MP3 files are loaded but, most of the time, resulting data is an empty np.ndarray instead of a np.ndarray filled with floats

Using pydub.utils.mediainfo() I wanted to compare MP3 metadata. This function return information such as sampling_rate, codec, duration, bitrate, start_time, ...

I found out that start_time information was the explanation of failed loadings. Indeed, every file where start_time is 0 are not loaded correctly. At the contrary every file where start_time is over 0 are loaded correctly.

I have no problem listening every single MP3 file using VLC audio player.

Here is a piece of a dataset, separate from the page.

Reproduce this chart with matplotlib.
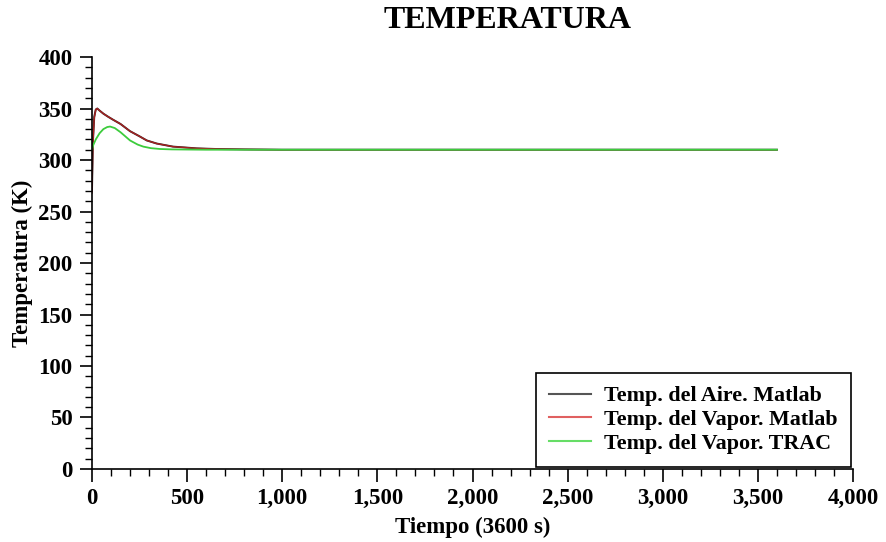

Is there anything that can explain this behavior? Is there any solution to make these loadings succeed?

Clément
  • 1,128
  • 7
  • 21
  • What happens when start_time is a very small, but non-zero value. LIke 0.1, 0.01 etc? If you can provide a minimum failing example, then this is probably something you should file as a bug with librosa. Along with other info to reproduce, like the versions of relevant libraries, OS etc. – Jon Nordby Nov 21 '22 at 19:36

1 Answers1

0

I had the same very specific error. The error message I was getting was "Input signal length=0 is too small to resample from 48000->22050", which was because librosa was loading empty arrays in the same circumstances as you mention.

My workaround for it was to specify a duration parameter, in this case I set it to the full length of the file:

dur = pydub.utils.mediainfo(filepath)["duration"]

data, sr = librosa.load(filepath,  duration = math.floor(float(dur)))

This solved the empty arrays for me